The QSM describes the minimum values for depth of coverage (C), base quality (B) and mapping quality (M) the lab has chosen for a particular test.  For the cancer panel test we do in TGLclinical we set the QSM as C50_B10(85)_M20(95).

This means that 100% of the bases must minimally have a depth of coverage of ≥50 reads with a base quality of ≥10 in at least 85% of reads, and a mapping of ≥20 in at least 95% of reads. The rationale for these choices is explained in the QSM paper.

Our pipeline automatically calculates if a base meets QSM. We have used this information to evaluate and improve the quality of testing in several ways. These improvements mean that 97% of the panel passes routinely in every test we do. Using the QSM also lets us automatically flag regions that don’t pass. We can then hone in on these and decide what to do.

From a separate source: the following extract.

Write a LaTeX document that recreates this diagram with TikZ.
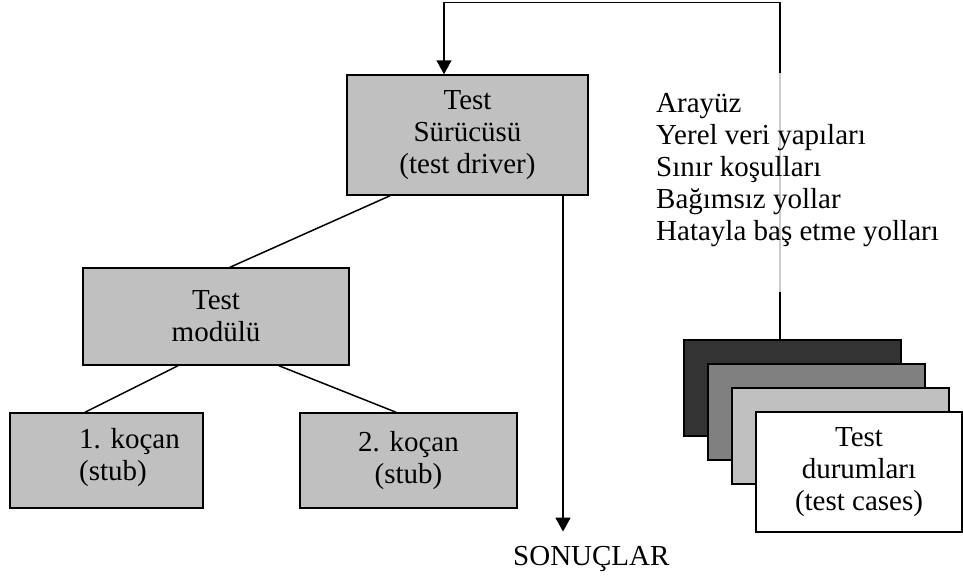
\documentclass[tikz,border=0pt]{standalone}
\usepackage{fontspec}
\setmainfont{Liberation Serif}
\usetikzlibrary{arrows.meta}
\definecolor{boxgray}{HTML}{C0C0C0}
\definecolor{darkcard}{HTML}{333333}
\definecolor{midcard}{HTML}{808080}

\begin{document}
\begin{tikzpicture}[x=1pt,y=-1pt,
  every node/.style={font=\fontsize{29}{32}\selectfont},
  box/.style={draw,line width=1.5pt,fill=boxgray,align=center,inner sep=0pt},
  card/.style={draw,line width=1.5pt,minimum width=217pt,minimum height=96pt,inner sep=0pt},
  link/.style={line width=1.5pt},
  arrow/.style={line width=1.5pt,-{Triangle[width=15pt,length=14pt]}}]
\useasboundingbox (0,0) rectangle (963,576);

\node[box,minimum width=241pt,minimum height=120pt] (driver) at (467.5,135) {Test\\Sürücüsü\\(test driver)};
\node[box,minimum width=266pt,minimum height=97pt] (modul) at (216,316.5) {Test\\modülü};
\node[box,minimum width=193pt,minimum height=95pt] (stub1) at (106.5,460.5) {};
\node[anchor=base west,align=left,inner sep=0pt] (stub1txt) at (79,480) {1. koçan\\(stub)};
\node[box,minimum width=217pt,minimum height=95pt] (stub2) at (408.5,460.5) {2. koçan\\(stub)};

% test case stack
\node[card,fill=darkcard] (card1) at (792.5,388) {};
\node[card,fill=midcard] (card2) at (816.5,412) {};
\node[card,fill=boxgray] (card3) at (840.5,436) {};
\node[card,fill=white,minimum width=206pt,minimum height=120pt,align=center] (card4) at (859,472) {Test\\durumları\\(test cases)};

\node[anchor=base west,inner sep=0pt] (sonuc) at (513,565) {SONUÇLAR};

\draw[link] ([xshift=-77.5pt]driver.south) -- ([xshift=14pt]modul.north);
\draw[link] ([xshift=-38pt]modul.south) -- ([xshift=-21.5pt]stub1.north);
\draw[link] ([xshift=63pt]modul.south) -- ([xshift=-12.5pt]stub2.north);

\coordinate (out) at ([xshift=95.5pt]driver.south);
\draw[arrow,shorten >=14pt] (out) -- (out |- sonuc.north);

\coordinate (back) at ([xshift=-12.5pt]card1.north);
\draw[arrow] (back) |- ([xshift=-23.5pt,yshift=72pt]driver.north) -- ([xshift=-23.5pt]driver.north);

% list of things tested
\fill[white,opacity=.8] (650,73) rectangle (963,292);
\node[anchor=base west,align=left,inner sep=0pt] (checks) at (656,240) {Arayüz\\Yerel veri yapıları\\Sınır koşulları\\Bağımsız yollar\\Hatayla baş etme yolları};
\end{tikzpicture}
\end{document}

The information needed to do this is routinely outputted during NGS analyses, it just needs to be harnessed for the QSM. We developed a simple, freely-available tool called CoverView to do this. We published an open-access paper about CoverView in Wellcome Open Research alongside the QSM paper.

 

Different tests will have different QSMs

The QSM will be different for different tests in different labs. This is because how sequence is generated and analysed affects the QSM component parts.

For example, our depth of coverage minimum is 50 reads. This makes sense because every base is typically covered by ~1000 reads in our cancer panel test. So a position covered by less than 50 reads is, relatively, under-performing. In many exome tests the typical coverage is 100 reads per position, so 50 reads would not be such a cause for concern. This relative performance is important, as it is in many other types of tests. If a child scores 50 on a test where the average score is 1000 you would evaluate the child’s performance differently to a test where the average score was 100.

 

The QSM allows transparent communication about sequence quality

The QSM provides transparency. It lets everyone know what has been tested, to what quality.

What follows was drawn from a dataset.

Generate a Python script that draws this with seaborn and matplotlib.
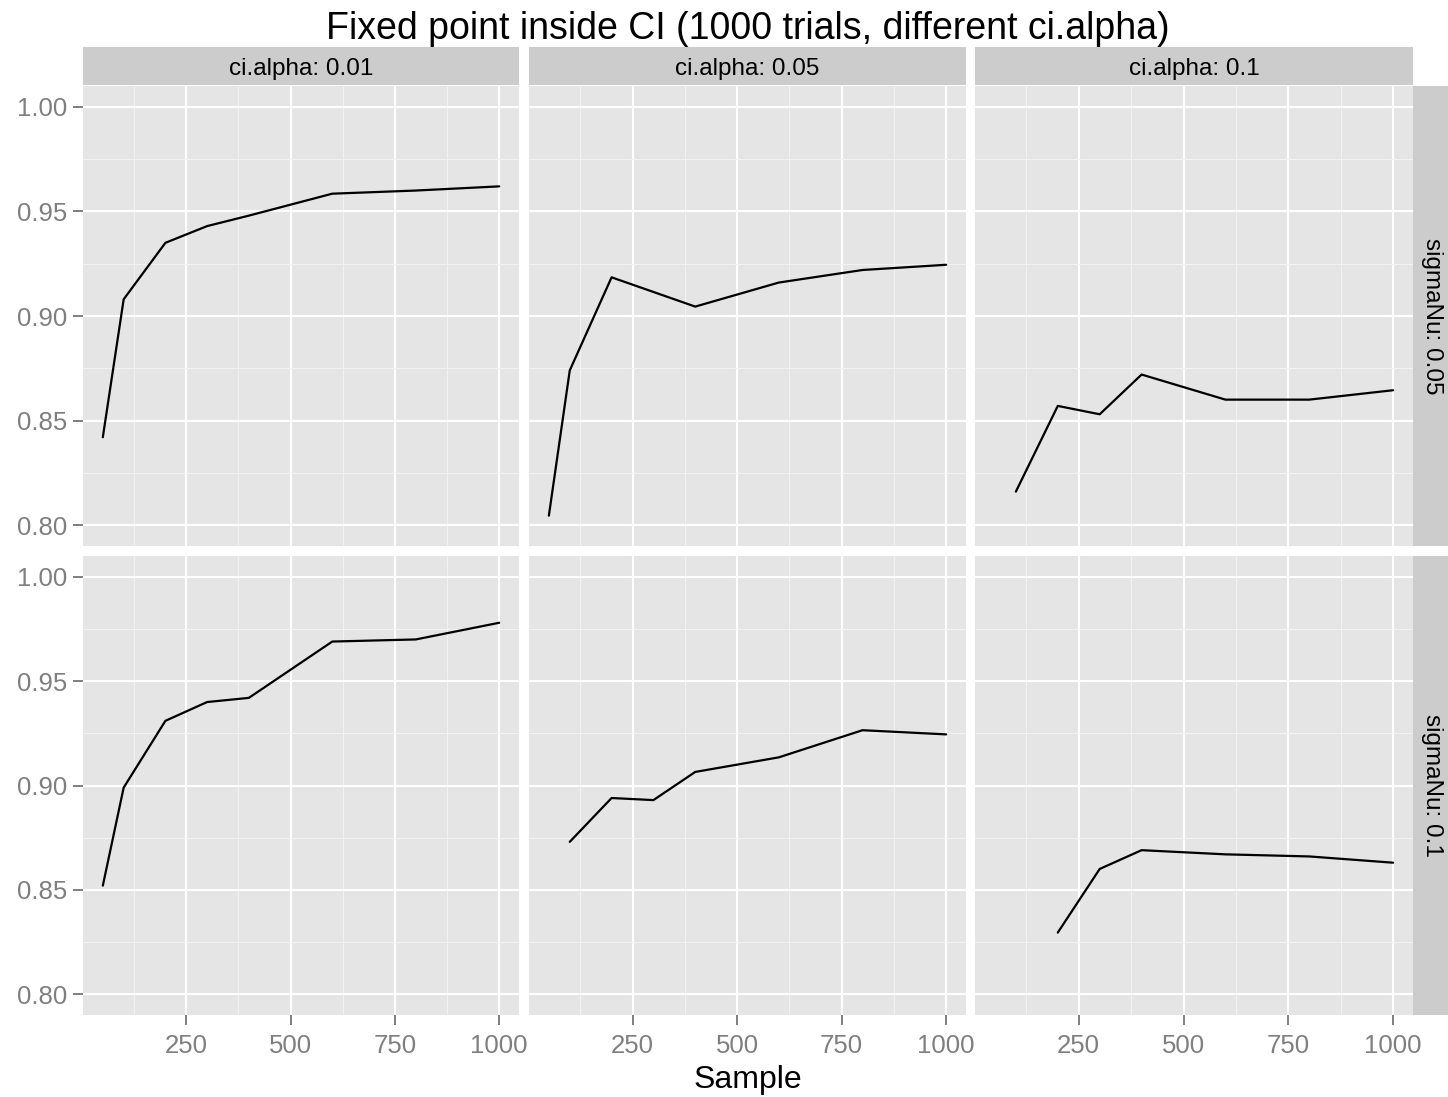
import matplotlib
matplotlib.use("Agg")
import matplotlib.pyplot as plt
from matplotlib.patches import Rectangle
import pandas as pd
import seaborn as sns

# Facet levels
ci_alpha_levels = ["0.01", "0.05", "0.1"]
sigma_nu_levels = ["0.05", "0.1"]

# Share of trials with the fixed point inside the CI, sigmaNu = 0.05
sample_s05_a001 = [50, 100, 200, 300, 400, 600, 800, 1000]
inside_s05_a001 = [0.842, 0.908, 0.935, 0.943, 0.948, 0.9585, 0.960, 0.962]
sample_s05_a005 = [50, 100, 200, 400, 600, 800, 1000]
inside_s05_a005 = [0.8045, 0.874, 0.9185, 0.9045, 0.916, 0.922, 0.9245]
sample_s05_a01 = [100, 200, 300, 400, 600, 800, 1000]
inside_s05_a01 = [0.816, 0.857, 0.853, 0.872, 0.860, 0.860, 0.8645]

# sigmaNu = 0.1
sample_s1_a001 = [50, 100, 200, 300, 400, 600, 800, 1000]
inside_s1_a001 = [0.852, 0.899, 0.931, 0.940, 0.942, 0.969, 0.970, 0.978]
sample_s1_a005 = [100, 200, 300, 400, 600, 800, 1000]
inside_s1_a005 = [0.873, 0.894, 0.893, 0.9065, 0.9135, 0.9265, 0.9245]
sample_s1_a01 = [200, 300, 400, 600, 800, 1000]
inside_s1_a01 = [0.8295, 0.860, 0.869, 0.867, 0.866, 0.863]

x_ticks = [250, 500, 750, 1000]
y_ticks = [0.80, 0.85, 0.90, 0.95, 1.00]

series = [
    ("0.05", "0.01", sample_s05_a001, inside_s05_a001),
    ("0.05", "0.05", sample_s05_a005, inside_s05_a005),
    ("0.05", "0.1", sample_s05_a01, inside_s05_a01),
    ("0.1", "0.01", sample_s1_a001, inside_s1_a001),
    ("0.1", "0.05", sample_s1_a005, inside_s1_a005),
    ("0.1", "0.1", sample_s1_a01, inside_s1_a01),
]
frames = []
for sn, ca, xs, ys in series:
    frames.append(pd.DataFrame({"sigmaNu": sn, "ci.alpha": ca, "Sample": xs, "inside": ys}))
df = pd.concat(frames, ignore_index=True)

sns.set_theme(style="white")
plt.rcParams["font.family"] = ["Liberation Sans", "DejaVu Sans"]

W, H = 1448, 1097
g = sns.relplot(
    data=df, x="Sample", y="inside",
    row="sigmaNu", col="ci.alpha",
    row_order=sigma_nu_levels, col_order=ci_alpha_levels,
    kind="line", color="black", linewidth=1.6, errorbar=None,
    facet_kws=dict(sharex=True, sharey=True),
    height=4, aspect=1.0,
)
fig = g.figure
fig.set_size_inches(W / 100, H / 100)
fig.set_dpi(100)
g.set_titles("")
g.set_axis_labels("", "")

col_x = [(83, 519), (529, 966), (975, 1413)]
row_y = [(86, 546), (556, 1015)]
grey_txt = "#7F7F7F"

for i in range(2):
    for j in range(3):
        ax = g.axes[i, j]
        x0, x1 = col_x[j]
        y0, y1 = row_y[i]
        ax.set_position([x0 / W, 1 - y1 / H, (x1 - x0) / W, (y1 - y0) / H])
        ax.set_facecolor("#E5E5E5")
        for s in ax.spines.values():
            s.set_visible(False)
        ax.set_xlim(2.5, 1047.5)
        ax.set_ylim(0.79, 1.01)
        ax.set_xticks(x_ticks)
        ax.set_yticks(y_ticks)
        ax.set_xticks([125, 375, 625, 875], minor=True)
        ax.set_yticks([0.825, 0.875, 0.925, 0.975], minor=True)
        ax.set_axisbelow(True)
        ax.grid(which="major", color="white", linewidth=1.5)
        ax.grid(which="minor", color="#F2F2F2", linewidth=0.8)
        ax.tick_params(which="minor", length=0)
        ax.tick_params(which="major", length=7, width=1.4, color=grey_txt,
                       labelcolor=grey_txt, labelsize=18.5, pad=4,
                       bottom=(i == 1), left=(j == 0),
                       labelbottom=(i == 1), labelleft=(j == 0))
        ax.tick_params(axis="x", pad=7)
        if j == 0:
            ax.set_yticklabels([f"{v:.2f}" for v in y_ticks])
        if i == 1:
            ax.set_xticklabels([str(v) for v in x_ticks])
        ax.set_xlabel("")
        ax.set_ylabel("")

# Column strips
for j, lab in enumerate(ci_alpha_levels):
    x0, x1 = col_x[j]
    fig.patches.append(Rectangle((x0 / W, 1 - 85 / H), (x1 - x0) / W, 38 / H,
                                 transform=fig.transFigure, facecolor="#CCCCCC",
                                 edgecolor="none", zorder=0))
    fig.text((x0 + x1) / 2 / W, 1 - 69 / H, f"ci.alpha: {lab}", ha="center",
             va="center", fontsize=17.5, color="black")

# Row strips
for i, lab in enumerate(sigma_nu_levels):
    y0, y1 = row_y[i]
    fig.patches.append(Rectangle((1413 / W, 1 - y1 / H), 35 / W, (y1 - y0) / H,
                                 transform=fig.transFigure, facecolor="#CCCCCC",
                                 edgecolor="none", zorder=0))
    fig.text(1432 / W, 1 - (y0 + y1) / 2 / H, f"sigmaNu: {lab}", ha="center",
             va="center", rotation=-90, fontsize=17.5, color="black")

fig.text(748 / W, 1 - 29 / H, "Fixed point inside CI (1000 trials, different ci.alpha)",
         ha="center", va="center", fontsize=27, color="black")
fig.text(748 / W, 1 - 1080 / H, "Sample", ha="center", va="center",
         fontsize=23, color="black")

fig.savefig("out.png", dpi=100, facecolor="white")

One of the most valuable uses of the QSM is that we can use it to communicate about the quality of individual tests, on the actual report.  For most genetic testing it is currently almost impossible to find how complete an individual test is. Using the QSM has allowed us to change this. In a simple, transparent, yet still comprehensive shorthand.

With the QSM we can now put ‘This test met QSM as C50_B10(85)_M20(95)’ for a test that fully passed. Or we can put ‘This test met QSM C50_B10(85)_M20(95) {except PMS2 exons 12-15}’ if part of the test did not pass. PMS2 is a gene with some sequence that maps to more than one place in the genome, which makes it hard to test by NGS. If the report receiver thinks a PMS2 mutation might have caused their patients problems we can test the tricky bit of the gene with another method. But for most of our tests PMS2 is not relevant to the person’s condition, so they don’t need this additional testing.

Most importantly, the QSM provides transparency. It lets everyone know what has been tested, to what quality. People can then make appropriately informed decisions about the genetic test results.

 

Adoption of QSM will foster standardisation of sequence quality

We hope, and believe, that widespread adoption of the QSM will foster transparent communications about sequence quality. Labs will also be able to use the QSM to demonstrate their performance and adherence to quality standards. Over time, this will develop into guidance and guidelines about acceptable QSM’s for genetic testing. This should deliver much needed practical solutions to ensuring and demonstrating that all genetic testing meets required standards.